Shinzo Abe is on the first visit to Buenos Aires by a Japanese prime minister in 57 years
AFP

Buenos Aires (AFP) – Japan’s Prime Minister Shinzo Abe vowed to boost trade and investment with Argentina during a state visit Monday to the country with Latin America’s third-biggest economy.

Argentina currently lags behind its neighbors Brazil and Chile in doing business with the Asian giant, but Japan says it wants to boost economic ties a year after a new conservative government took power in Buenos Aires.

“We have agreed to strengthen bilateral ties,” Abe told reporters after meeting with Argentine President Mauricio Macri at the presidential palace.

“We hope to promote political and economic links and the exchange of people.”

The two signed bilateral deals but gave no details of them during a brief appearance to the media.

Macri said he hoped for a “strategic alliance” between the two countries.

It was the first visit to Buenos Aires by a Japanese prime minister in 57 years. The last was by Abe’s grandfather, Nobusuke Kishi, in 1959.

Japan’s ambassador in Buenos Aires, Noriteru Fukushima, said in July that Japan wanted to multiply investment in Argentina over three years to as much as $3.0 billion a year from its current level of $100 million.

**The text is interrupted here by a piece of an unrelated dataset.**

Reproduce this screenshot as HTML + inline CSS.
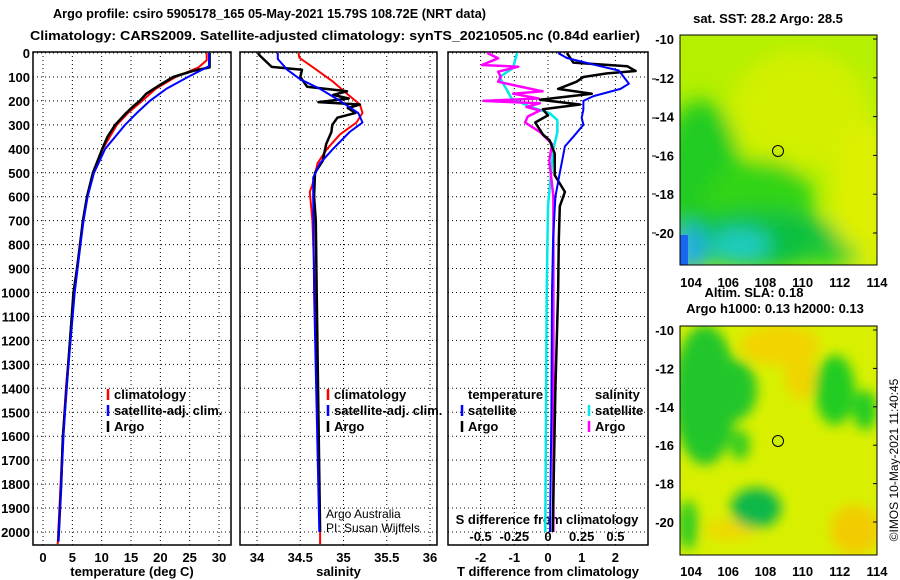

Japanese carmakers such as Honda, Toyota and Nissan are already key players in Argentina’s auto industry.

Toyota, for example, is looking to expand there, said Belisario de Azevedo, an economist at Argentine consultancy Abeceb, ahead of the visit.

Japan has trading agreements with Brazil, Mexico and Chile, but not with Argentina.

Japanese exports to Argentina were worth about $1.2 billion in 2015, according to the Argentine state statistics institute.

That was twice the amount that Argentina exported to Japan.

Macri has been working to boost Argentina’s trade ties since he took office a year ago after 12 years of protectionist policies under his leftist predecessors.

French President Francois Hollande, his US counterpart Barack Obama, Italian leader Mateo Renzi and Canadian Prime Minister Justin Trudeau have each traveled to Buenos Aires this year.